On Saturday, I went to the big Barnes and Noble at the Third Street promenade in Santa Monica, which I guess is just a Barnes and Noble like the one by my house, but it’s got the weird art deco letters on the outside, and I always go there when I’m at the promenade, which is about as stupid as making a special trip to a specific McDonald’s as part of an OCD ritual, when there are a million other locations putting out the same shit. I also had a $25 gift card to use. Anyway, I ended up leaving with a couple of books, one of which was Douglas Coupland’s Generation A, which I proceeded to read over the rest of the short trip this weekend.
The book wasn’t bad, a quick read. I think every review said it mirrors Generation X, but I found it to be a much different type of book. Maybe it’s because I haven’t read the former book in forever, but I seem to remember it as more of a series of transgressive vignettes that mostly bitch about how the hyper-accelerated culture of the post-boomer generation is… whatever. This book seemed to have more of a story behind it, a thriller about five people who get stung by bees after bees are extinct, and how everyone is addicted to this new psych med. The plot got a little stupid by the end, but it really made me miss Coupland’s writing style. He’s an observationalist, and can really nail these little asides about life, in the way a comedian can in their material. I don’t have any huge examples of this, but that’s the point; he dials in these little beats about the things his characters observe, and I always like how he can do that.
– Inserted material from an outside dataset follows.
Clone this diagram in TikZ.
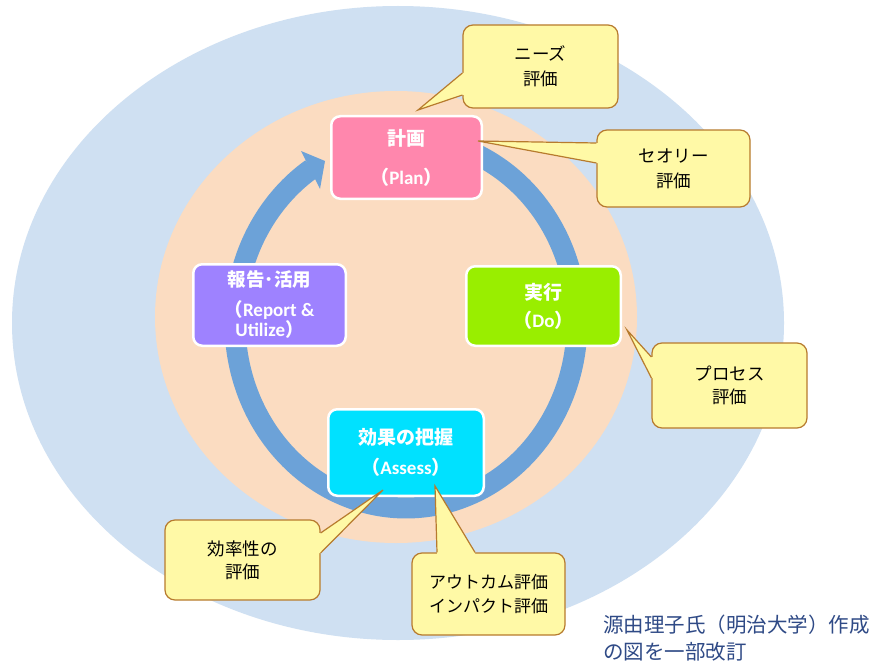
\documentclass[tikz,border=0pt]{standalone}
\usepackage{fontspec}
\newfontfamily\jp{Noto Sans CJK JP}
\newfontfamily\lat{Carlito}
\usetikzlibrary{arrows.meta,shapes.geometric,calc}
\definecolor{bgblue}{HTML}{CFE0F2}
\definecolor{peach}{HTML}{FBDCC1}
\definecolor{ringblue}{HTML}{6CA2D8}
\definecolor{cpink}{HTML}{FF87AD}
\definecolor{cpurple}{HTML}{9E82FF}
\definecolor{cgreen}{HTML}{99EE00}
\definecolor{ccyan}{HTML}{00E1FF}
\definecolor{cyellow}{HTML}{FFF9A6}
\definecolor{cbrown}{HTML}{B77B2E}
\definecolor{cnavy}{HTML}{2F4A86}
\newcommand\jpb[1]{{\jp\bfseries #1}}
\newcommand\latb[1]{{\lat\bfseries\fontsize{19}{19}\selectfont #1}}
\newcommand\callptr[4]{%
  \fill[cyellow] ($(#1)+#4$) -- (#1) -- (#3) -- (#2) -- ($(#2)+#4$) -- cycle;
  \draw[callline] (#1) -- (#3) -- (#2);}
\begin{document}
\begin{tikzpicture}[x=1pt,y=-1pt,
  boxnode/.style={rounded corners=9pt, draw=white, line width=2.5pt, text=white, inner sep=0pt, align=center},
  callnode/.style={rounded corners=10pt, draw=cbrown, fill=cyellow, line width=1.2pt, text=black, inner sep=0pt, align=center},
  callline/.style={draw=cbrown, line width=1.2pt},
  ringstyle/.style={draw=ringblue, line width=21pt}]
\useasboundingbox (0,0) rectangle (880,666);
\fill[white] (0,0) rectangle (880,666);
\node[ellipse, fill=bgblue, minimum width=772pt, minimum height=634pt, inner sep=0pt] (outer) at (398,323) {};
\node[ellipse, fill=peach, minimum width=482pt, minimum height=452pt, inner sep=0pt] (inner) at (396,317) {};
\draw[ringstyle] plot[smooth, domain=285:596.5, samples=100] ({406+171*cos(\x)},{323+185*sin(\x)});
\coordinate (headA) at (301,151);
\coordinate (headB) at (325,161);
\coordinate (headC) at (320,189);
\fill[ringblue] (headA) -- (headB) -- (headC) -- cycle;
% process boxes
\node[boxnode, fill=cpink, minimum width=150.5pt, minimum height=82.5pt, font=\fontsize{19}{39}\selectfont] (plan) at (406.5,157.5) {\jpb{計画}\\\jpb{（}\latb{Plan}\jpb{）}};
\node[boxnode, fill=cgreen, minimum width=154.5pt, minimum height=79.5pt, font=\fontsize{19}{28}\selectfont] (do) at (543.5,306) {\jpb{実行}\\\jpb{（}\latb{Do}\jpb{）}};
\node[boxnode, fill=ccyan, minimum width=155.5pt, minimum height=86.5pt, font=\fontsize{19}{30}\selectfont] (assess) at (406,452.5) {\jpb{効果の把握}\\\jpb{（}\latb{Assess}\jpb{）}};
\node[boxnode, fill=cpurple, minimum width=152.5pt, minimum height=81.5pt, font=\fontsize{18.5}{20}\selectfont] (report) at (269.5,305) {\jpb{報告･活用}\\[10pt]\jpb{（}\latb{Report \&}\\\latb{Utilize}\jpb{）}};
% callouts
\node[callnode, minimum width=155pt, minimum height=83pt, font=\jp\fontsize{17.5}{25}\selectfont] (needs) at (540.5,66.5) {ニーズ\\評価};
\node[callnode, minimum width=153pt, minimum height=77pt, font=\jp\fontsize{17.5}{25}\selectfont] (theory) at (673.5,168.5) {セオリー\\評価};
\node[callnode, minimum width=155pt, minimum height=85pt, font=\jp\fontsize{17.5}{23}\selectfont] (process) at (729.5,385.5) {プロセス\\評価};
\node[callnode, minimum width=155pt, minimum height=80pt, font=\jp\fontsize{17.5}{23}\selectfont] (effic) at (242.5,560) {効率性の\\評価};
\node[callnode, minimum width=153pt, minimum height=82pt, font=\jp\fontsize{17}{24}\selectfont] (outcome) at (488.5,594) {アウトカム評価\\インパクト評価};
% pointer coordinates
\coordinate (nz1) at ([yshift=-6.5pt]needs.west);
\coordinate (nz2) at ([yshift=-28.5pt]needs.west);
\coordinate (nzt) at (418,110);
\coordinate (th1) at ([yshift=25.5pt]theory.west);
\coordinate (th2) at ([yshift=5.5pt]theory.west);
\coordinate (tht) at (478,141);
\coordinate (pr1) at ([yshift=28.5pt]process.west);
\coordinate (pr2) at ([yshift=7.5pt]process.west);
\coordinate (prt) at (627,330);
\coordinate (ef1) at ([yshift=27pt]effic.east);
\coordinate (ef2) at ([yshift=7pt]effic.east);
\coordinate (eft) at (383,490);
\coordinate (ou1) at ([xshift=-51.5pt]outcome.north);
\coordinate (ou2) at ([xshift=-13.5pt]outcome.north);
\coordinate (out) at (435,486);
\callptr{nz1}{nz2}{nzt}{(3,0)}
\callptr{th1}{th2}{tht}{(3,0)}
\callptr{pr1}{pr2}{prt}{(3,0)}
\callptr{ef1}{ef2}{eft}{(-3,0)}
\callptr{ou1}{ou2}{out}{(0,3)}
% citation
\node[anchor=west, align=left, text=cnavy, inner sep=0pt, font=\jp\fontsize{20.5}{27}\selectfont] (cite) at (603,638.5) {源由理子氏（明治大学）作成\\の図を一部改訂};
\end{tikzpicture}
\end{document}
I think I got into Coupland’s stuff right around the time I left Bloomington, at the apex of the whole Generation X marketing movement. It was a weird time, when grunge was alive (or was it dead by then?) and heavy metal was dead and everyone who was into heavy metal told the same stupid joke-slash-observation about how “alternative” wasn’t an “alternative” if it was mainstream. I used to read Details magazine, I think because I bought a copy with an article by Henry Rollins, and I used to scan their various marketing manifestos of what items you were required to buy or consume if you were Generation X. I used to think a lot of it was stupid, like that I’d spend $700 on a watch that did the same thing as a $19 casio from the drug store, but they also had some author interviews and book reviews that led me to stuff like David Foster Wallace.
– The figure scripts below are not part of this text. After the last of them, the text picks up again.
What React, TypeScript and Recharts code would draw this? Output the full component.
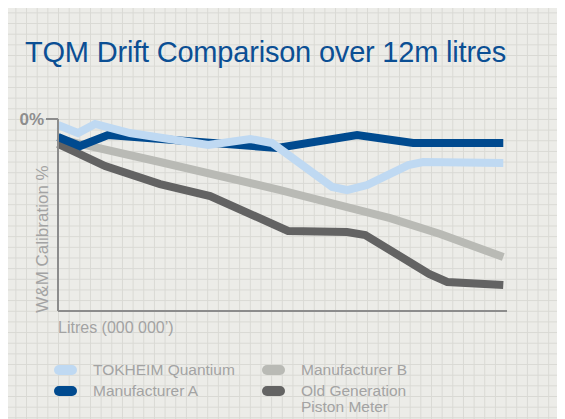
import { LineChart, Line, XAxis, YAxis, Label } from "recharts";

// litres in millions, drift in % (only 0% is labelled)
const tokheimLitres = [0, 0.54, 1.0, 1.94, 4.05, 5.18, 5.77, 7.39, 7.79, 8.33, 9.44, 9.84, 12];
const tokheimDrift = [-0.031, -0.073, -0.026, -0.073, -0.135, -0.104, -0.125, -0.354, -0.37, -0.344, -0.24, -0.224, -0.229];

const mfrALitres = [0, 0.59, 1.35, 5.91, 8.06, 9.57, 12];
const mfrADrift = [-0.094, -0.141, -0.083, -0.151, -0.083, -0.125, -0.125];

const mfrBLitres = [0, 2.75, 5.99, 8.95, 10.3, 12];
const mfrBDrift = [-0.104, -0.224, -0.37, -0.516, -0.599, -0.719];

const oldGenLitres = [0, 1.27, 2.75, 4.1, 6.2, 7.79, 8.28, 10.0, 10.49, 12];
const oldGenDrift = [-0.13, -0.245, -0.339, -0.401, -0.583, -0.589, -0.604, -0.807, -0.849, -0.865];

const yTicks = [0];

const FONT = '"Liberation Sans", Arial, Helvetica, sans-serif';
const TEXT_GREY = "#a3a3a3";

const toPoints = (xs: number[], ys: number[]) => xs.map((x, i) => ({ x, v: ys[i] }));

const series = [
  { key: "b", name: "Manufacturer B", color: "#b9bab5", data: toPoints(mfrBLitres, mfrBDrift) },
  { key: "old", name: "Old Generation\nPiston Meter", color: "#636363", data: toPoints(oldGenLitres, oldGenDrift) },
  { key: "a", name: "Manufacturer A", color: "#004a8f", data: toPoints(mfrALitres, mfrADrift) },
  { key: "tok", name: "TOKHEIM Quantium", color: "#bfd9f2", data: toPoints(tokheimLitres, tokheimDrift) },
];

// grid reads row by row: col 1 = tok, a ; col 2 = b, old
const legendOrder = ["tok", "b", "a", "old"];

const Legend = () => (
  <div style={{ position: "absolute", left: 48, top: 354, display: "grid", gridTemplateColumns: "208px 200px", rowGap: 5 }}>
    {legendOrder.map((k) => {
      const s = series.find((it) => it.key === k)!;
      return (
        <div key={s.key} style={{ display: "flex", alignItems: "flex-start" }}>
          <div style={{ width: 23, height: 10, borderRadius: 5, background: s.color, marginTop: 3, marginRight: 16, flexShrink: 0 }} />
          <div style={{ fontFamily: FONT, fontSize: 15.5, lineHeight: "16px", color: TEXT_GREY, whiteSpace: "pre" }}>{s.name}</div>
        </div>
      );
    })}
  </div>
);

export default function App() {
  return (
    <div
      style={{
        position: "relative",
        marginLeft: -2,
        width: 559,
        height: 411,
        backgroundColor: "#ecece8",
        backgroundImage:
          "linear-gradient(to right, #d9d9d4 1.2px, transparent 1.2px), linear-gradient(to bottom, #d9d9d4 1.2px, transparent 1.2px)",
        backgroundSize: "10.67px 10.67px",
        backgroundPosition: "9.4px 4.4px",
        overflow: "hidden",
      }}
    >
      <div
        style={{
          position: "absolute",
          left: 19,
          top: 28,
          fontFamily: FONT,
          fontSize: 29,
          letterSpacing: -0.2,
          color: "#0b4f94",
          whiteSpace: "nowrap",
        }}
      >
        TQM Drift Comparison over 12m litres
      </div>

      <LineChart width={559} height={411} margin={{ top: 111, right: 58, bottom: 88, left: 12 }}>
        <XAxis
          type="number"
          dataKey="x"
          domain={[0, 12.1]}
          height={20}
          tick={false}
          tickLine={false}
          axisLine={{ stroke: "#8c8c8c", strokeWidth: 2 }}
        >
          <Label
            content={({ viewBox }: any) => (
              <text x={viewBox.x} y={viewBox.y + 22} fill={TEXT_GREY} fontFamily={FONT} fontSize={16}>
                Litres (000 000’)
              </text>
            )}
          />
        </XAxis>
        <YAxis
          type="number"
          dataKey="v"
          domain={[-1, 0]}
          ticks={yTicks}
          width={40}
          tickSize={12}
          tickMargin={2}
          tickFormatter={(v: number) => `${v}%`}
          tick={{ fill: "#8e8e8e", fontFamily: FONT, fontSize: 17, fontWeight: 700 }}
          tickLine={{ stroke: "#8c8c8c", strokeWidth: 2 }}
          axisLine={{ stroke: "#8c8c8c", strokeWidth: 2 }}
        >
          <Label
            content={({ viewBox }: any) => {
              const cx = viewBox.x + viewBox.width - 16;
              const cy = viewBox.y + viewBox.height / 2 + 24;
              return (
                <text
                  x={cx}
                  y={cy}
                  transform={`rotate(-90 ${cx} ${cy})`}
                  textAnchor="middle"
                  dominantBaseline="central"
                  fill={TEXT_GREY}
                  fontFamily={FONT}
                  fontSize={17}
                >
                  W&amp;M Calibration %
                </text>
              );
            }}
          />
        </YAxis>
        {series.map((s) => (
          <Line
            key={s.key}
            data={s.data}
            dataKey="v"
            type="linear"
            stroke={s.color}
            strokeWidth={8}
            dot={false}
            activeDot={false}
            isAnimationActive={false}
          />
        ))}
      </LineChart>

      <Legend />
    </div>
  );
}
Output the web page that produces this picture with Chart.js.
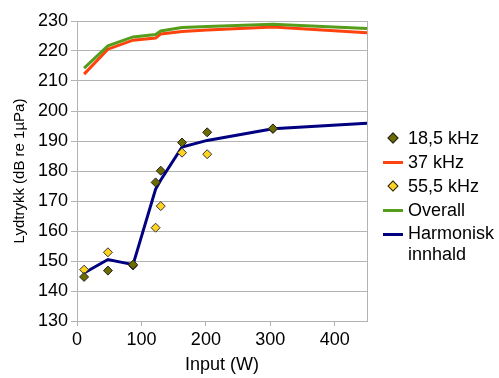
<!DOCTYPE html>
<html>
<head>
<meta charset="utf-8">
<script src="https://cdn.jsdelivr.net/npm/chart.js@4.4.1/dist/chart.umd.min.js"></script>
<style>
  body { margin: 0; background: #fff; }
  #wrap { position: relative; width: 499px; height: 378px; }
  #legend { position: absolute; left: 383px; top: 126px; font: 18px "Liberation Sans", Arial, sans-serif; color: #000; }
  .item { position: relative; height: 24px; line-height: 24px; padding-left: 25px; white-space: nowrap; }
  .item.two { height: 44px; line-height: 21px; padding-top: 1px; }
  .line { position: absolute; left: 0; top: 11px; width: 20px; height: 3px; }
  .dia { position: absolute; left: 6px; top: 8px; width: 6px; height: 6px; transform: rotate(45deg); border: 1px solid #222; }
</style>
</head>
<body>
<div id="wrap">
  <canvas id="chart" width="499" height="378"></canvas>
  <div id="legend">
    <div class="item"><span class="dia" style="background:#6b6b00"></span>18,5 kHz</div>
    <div class="item"><span class="line" style="background:#ff420e"></span>37 kHz</div>
    <div class="item"><span class="dia" style="background:#ffd320"></span>55,5 kHz</div>
    <div class="item"><span class="line" style="background:#579d1c"></span>Overall</div>
    <div class="item two"><span class="line" style="background:#000080"></span>Harmonisk<br>innhald</div>
  </div>
</div>
<script>
// input power (W) where the measurements were taken
var inputW = [11, 48, 87, 122, 130, 163, 202, 304, 450];
var overall = [214.3, 221.7, 224.7, 225.5, 226.7, 227.8, 228.2, 228.9, 227.5];
var khz37 = [212.3, 220.6, 223.6, 224.3, 225.7, 226.5, 227.0, 228.0, 226.1];
var harmonisk = [146.0, 150.5, 148.8, 174.0, 177.0, 188.0, 190.2, 194.1, 195.9];
// scatter points (no value at 450 W)
var khz18 = [144.7, 146.8, 148.8, 176.2, 180.1, 189.5, 192.9, 194.2];
var khz55 = [147.1, 152.9, 148.5, 161.1, 168.3, 186.1, 185.6, 194.0];

function pts(ys) {
  return ys.map(function(y, i) { return { x: inputW[i], y: y }; });
}

var gridGrey = '#b3b3b3';
var font = 'Liberation Sans';

// grey frame round the plot area
var frame = {
  id: 'frame',
  beforeDatasetsDraw: function(chart) {
    var a = chart.chartArea, c = chart.ctx;
    c.save();
    c.strokeStyle = gridGrey;
    c.lineWidth = 1;
    c.strokeRect(a.left + 0.5, a.top + 0.5, a.right - a.left, a.bottom - a.top);
    c.restore();
  }
};

var ctx = document.getElementById('chart').getContext('2d');
var myChart = new Chart(ctx, {
  type: 'scatter',
  data: {
    datasets: [
      {
        label: '18,5 kHz',
        data: pts(khz18),
        pointStyle: 'rectRot',
        pointRadius: 4.5,
        backgroundColor: '#6b6b00',
        borderColor: '#222',
        borderWidth: 1,
        order: 1
      },
      {
        label: '55,5 kHz',
        data: pts(khz55),
        pointStyle: 'rectRot',
        pointRadius: 4.5,
        backgroundColor: '#ffd320',
        borderColor: '#333',
        borderWidth: 1,
        order: 2
      },
      {
        label: 'Harmonisk innhald',
        data: pts(harmonisk),
        showLine: true,
        borderColor: '#000080',
        borderWidth: 3,
        pointRadius: 0,
        order: 3
      },
      {
        label: 'Overall',
        data: pts(overall),
        showLine: true,
        borderColor: '#579d1c',
        borderWidth: 3,
        pointRadius: 0,
        order: 4
      },
      {
        label: '37 kHz',
        data: pts(khz37),
        showLine: true,
        borderColor: '#ff420e',
        borderWidth: 3,
        pointRadius: 0,
        order: 5
      }
    ]
  },
  options: {
    responsive: false,
    animation: false,
    layout: { padding: { top: 21, right: 132, left: 0, bottom: 0 } },
    plugins: {
      legend: { display: false },
      tooltip: { enabled: false }
    },
    scales: {
      x: {
        type: 'linear',
        min: 0,
        max: 450,
        afterFit: function(s) { s.height = 57; },
        ticks: { stepSize: 100, includeBounds: false, padding: 3, color: '#000', font: { family: font, size: 18 } },
        grid: { drawOnChartArea: false, tickLength: 5, color: gridGrey },
        border: { color: gridGrey },
        title: { display: true, text: 'Input (W)', color: '#000', padding: { top: 0, bottom: 2 }, font: { family: font, size: 18 } }
      },
      y: {
        min: 130,
        max: 230,
        afterFit: function(s) { s.width = 77; },
        ticks: { stepSize: 10, padding: 3, color: '#000', font: { family: font, size: 18 } },
        grid: { color: gridGrey, tickLength: 6 },
        border: { color: gridGrey },
        title: { display: true, text: 'Lydtrykk (dB re 1µPa)', color: '#000', padding: { top: 11, bottom: 0 }, font: { family: font, size: 15 } }
      }
    }
  },
  plugins: [frame]
});
</script>
</body>
</html>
I got into writing in part because of Rollins and his spoken word, but that led me to Henry Miller, and then Bukowski and Kerouac, and all of that made me feel like I needed to find some lifestyle or youth movement or culture, and I knew it wasn’t listening to John Mellencamp and getting blackout drunk on cheap domestics, so I knew it involved leaving Indiana. So I fell into reading Coupland’s stuff, and I think I read all of his books within a week. I remember the exact week, because it was right after Larry left Bloomington for Texas. He left behind an apartment with a month of rent on it, and told me to use it for writing or whatever the hell, and I was trying to pick at my first book, along with filling up the spiral notebooks with whatever came to my head. And right after that, I was driving over to his place on a Saturday morning, and my car died – it threw the timing belt, and I had to tow it to this repair place out by College Mall. I walked to Morgenstern’s books, bought all three of his books, then walked to Larry’s place and sat on the floor to read.
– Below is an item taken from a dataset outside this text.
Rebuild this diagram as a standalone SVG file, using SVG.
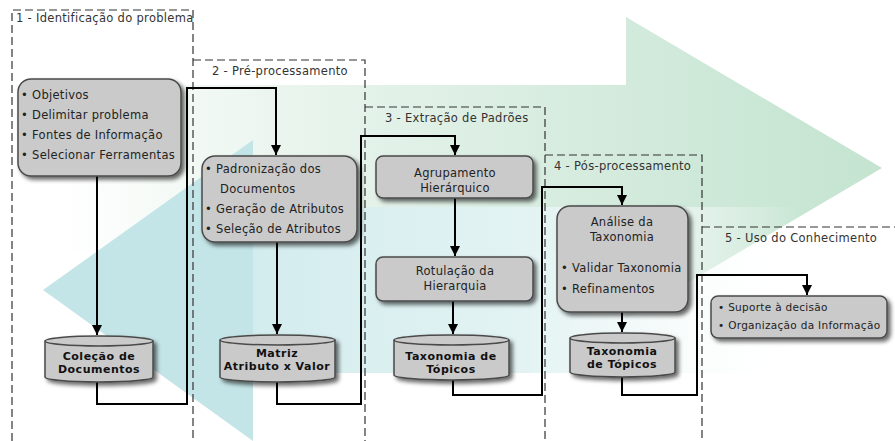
<svg xmlns="http://www.w3.org/2000/svg" width="895" height="441" viewBox="0 0 895 441">
<defs>
<linearGradient id="gGreen" gradientUnits="userSpaceOnUse" x1="60" y1="0" x2="882" y2="0">
<stop offset="0" stop-color="#ffffff"/>
<stop offset="0.3" stop-color="#e8f4ec"/>
<stop offset="0.7" stop-color="#d2eadc"/>
<stop offset="1" stop-color="#c4e4d0"/>
</linearGradient>
<linearGradient id="gTeal" gradientUnits="userSpaceOnUse" x1="253" y1="0" x2="800" y2="0">
<stop offset="0" stop-color="#d3ecee" stop-opacity="1"/>
<stop offset="0.5" stop-color="#e3f3f3" stop-opacity="1"/>
<stop offset="0.75" stop-color="#f2f9f8" stop-opacity="0.7"/>
<stop offset="1" stop-color="#ffffff" stop-opacity="0"/>
</linearGradient>
<filter id="sh" x="-10%" y="-10%" width="130%" height="140%">
<feDropShadow dx="3" dy="3" stdDeviation="2" flood-color="#000" flood-opacity="0.6"/>
</filter>
<marker id="ah" viewBox="0 0 10 10" refX="10" refY="5" markerWidth="10" markerHeight="10" markerUnits="userSpaceOnUse" orient="auto">
<path d="M0,0 L10,5 L0,10 Z" fill="#000"/>
</marker>
<style>
.t{font-family:"DejaVu Sans","Verdana",sans-serif;font-size:11.5px;letter-spacing:0.3px;fill:#222}
.s{font-family:"DejaVu Sans","Verdana",sans-serif;font-size:10.5px;letter-spacing:0.3px;fill:#222}
.st{font-family:"DejaVu Sans","Verdana",sans-serif;font-size:11.5px;letter-spacing:0.3px;fill:#333}
.b{font-family:"DejaVu Sans","Verdana",sans-serif;font-size:11px;letter-spacing:0.5px;font-weight:bold;fill:#111;text-anchor:middle}
.c{text-anchor:middle}
.box{fill:#cacaca;stroke:#4a4a4a;stroke-width:1.5;filter:url(#sh)}
.dash{fill:none;stroke:#333;stroke-width:1.2;stroke-dasharray:8 4}
.con{fill:none;stroke:#000;stroke-width:2}
</style>
</defs>

<g id="background">
<polygon points="60,85 626,85 626,17 882,168 626,319 626,251 60,251" fill="url(#gGreen)"/>
<polygon points="253,207 800,207 800,373 253,373" fill="url(#gTeal)"/>
<polygon points="43,290 253,140 253,441" fill="#c4e5e7"/>
</g>

<g id="phases">
<path class="dash" d="M12,441 V10 H193 V441"/>
<path class="dash" d="M193,60 H365 V441"/>
<path class="dash" d="M365,107 H545 V441"/>
<path class="dash" d="M545,155 H702 V441"/>
<path class="dash" d="M702,227 H895"/>
<text class="st" x="16" y="22">1 - Identificação do problema</text>
<text class="st" x="212" y="75">2 - Pré-processamento</text>
<text class="st" x="385" y="122">3 - Extração de Padrões</text>
<text class="st" x="554" y="170">4 - Pós-processamento</text>
<text class="st" x="725" y="242">5 - Uso do Conhecimento</text>
</g>

<g id="connectors">
<path class="con" d="M97,176 V335" marker-end="url(#ah)"/>
<path class="con" d="M97,382 V404 H187 V88 H276 V155" marker-end="url(#ah)"/>
<path class="con" d="M277,242 V334" marker-end="url(#ah)"/>
<path class="con" d="M277,382 V404 H361 V136 H455 V155" marker-end="url(#ah)"/>
<path class="con" d="M455,198 V256" marker-end="url(#ah)"/>
<path class="con" d="M453,301 V334" marker-end="url(#ah)"/>
<path class="con" d="M453,380 V395 H542 V187 H622 V205" marker-end="url(#ah)"/>
<path class="con" d="M622,312 V332" marker-end="url(#ah)"/>
<path class="con" d="M622,377 V395 H697 V275 H807 V295" marker-end="url(#ah)"/>
</g>

<g id="n-identificacao">
<rect class="box" x="18" y="79" width="163" height="97" rx="13"/>
<text class="t" x="21" y="99">• Objetivos</text>
<text class="t" x="21" y="119">• Delimitar problema</text>
<text class="t" x="21" y="139">• Fontes de Informação</text>
<text class="t" x="21" y="159">• Selecionar Ferramentas</text>
</g>

<g id="n-preproc">
<rect class="box" x="202" y="156" width="155" height="86" rx="13"/>
<text class="t" x="205" y="173">• Padronização dos</text>
<text class="t" x="220" y="193">Documentos</text>
<text class="t" x="205" y="213">• Geração de Atributos</text>
<text class="t" x="205" y="233">• Seleção de Atributos</text>
</g>

<g id="n-agrupamento">
<rect class="box" x="376" y="156" width="157" height="42" rx="7"/>
<text class="t c" x="455" y="177">Agrupamento</text>
<text class="t c" x="455" y="192">Hierárquico</text>
</g>

<g id="n-rotulacao">
<rect class="box" x="376" y="257" width="157" height="44" rx="7"/>
<text class="t c" x="455" y="275">Rotulação da</text>
<text class="t c" x="455" y="290">Hierarquia</text>
</g>

<g id="n-analise">
<rect class="box" x="557" y="206" width="131" height="106" rx="13"/>
<text class="t c" x="622" y="226">Análise da</text>
<text class="t c" x="622" y="241">Taxonomia</text>
<text class="t" x="561" y="272">• Validar Taxonomia</text>
<text class="t" x="561" y="293">• Refinamentos</text>
</g>

<g id="n-uso">
<rect class="box" x="711" y="296" width="176" height="42" rx="7"/>
<text class="s" x="718" y="311">• Suporte à decisão</text>
<text class="s" x="718" y="329">• Organização da Informação</text>
</g>

<g id="c-colecao">
<path class="box" d="M45,341 A54,5 0 0 1 153,341 V377 A54,5 0 0 1 45,377 Z"/>
<path d="M45,341 A54,5 0 0 0 153,341" fill="none" stroke="#4a4a4a" stroke-width="1.5"/>
<text class="b" x="99" y="360">Coleção de</text>
<text class="b" x="99" y="373">Documentos</text>
</g>

<g id="c-matriz">
<path class="box" d="M220,340 A57.5,5 0 0 1 335,340 V377 A57.5,5 0 0 1 220,377 Z"/>
<path d="M220,340 A57.5,5 0 0 0 335,340" fill="none" stroke="#4a4a4a" stroke-width="1.5"/>
<text class="b" x="277" y="357">Matriz</text>
<text class="b" x="277" y="370">Atributo x Valor</text>
</g>

<g id="c-taxonomia1">
<path class="box" d="M394,340 A57.5,5 0 0 1 509,340 V375 A57.5,5 0 0 1 394,375 Z"/>
<path d="M394,340 A57.5,5 0 0 0 509,340" fill="none" stroke="#4a4a4a" stroke-width="1.5"/>
<text class="b" x="451" y="360">Taxonomia de</text>
<text class="b" x="451" y="373">Tópicos</text>
</g>

<g id="c-taxonomia2">
<path class="box" d="M570,338 A52.5,5 0 0 1 675,338 V372 A52.5,5 0 0 1 570,372 Z"/>
<path d="M570,338 A52.5,5 0 0 0 675,338" fill="none" stroke="#4a4a4a" stroke-width="1.5"/>
<text class="b" x="622" y="355">Taxonomia</text>
<text class="b" x="622" y="368">de Tópicos</text>
</g>
</svg>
For a good chunk of my college experience, I walked everywhere. But then I got this car in 1994, and spent all year driving everywhere, or sometimes driving nowhere, doing lazy loops around the campus while listening to whatever death metal album I was into that week. Not having the car made me feel like I was regressing, because I had to pound the pavement with the Reeboks, except now I was out of shape, and didn’t have a nice walkman anymore, and hoofed it in silence. Plus I now lived way the hell west of campus, which meant a long day of walking. I really absorbed those books, and they made me want to leave Indiana more than ever. I didn’t know that a month later, I’d be in Seattle, interviewing for a job that I would get, that would relocate me 2400 miles away and into this world not far removed from the fictional places in his novels.
I should probably re-read Generation X now. I am guessing it has not aged well, but to be fair, neither have I.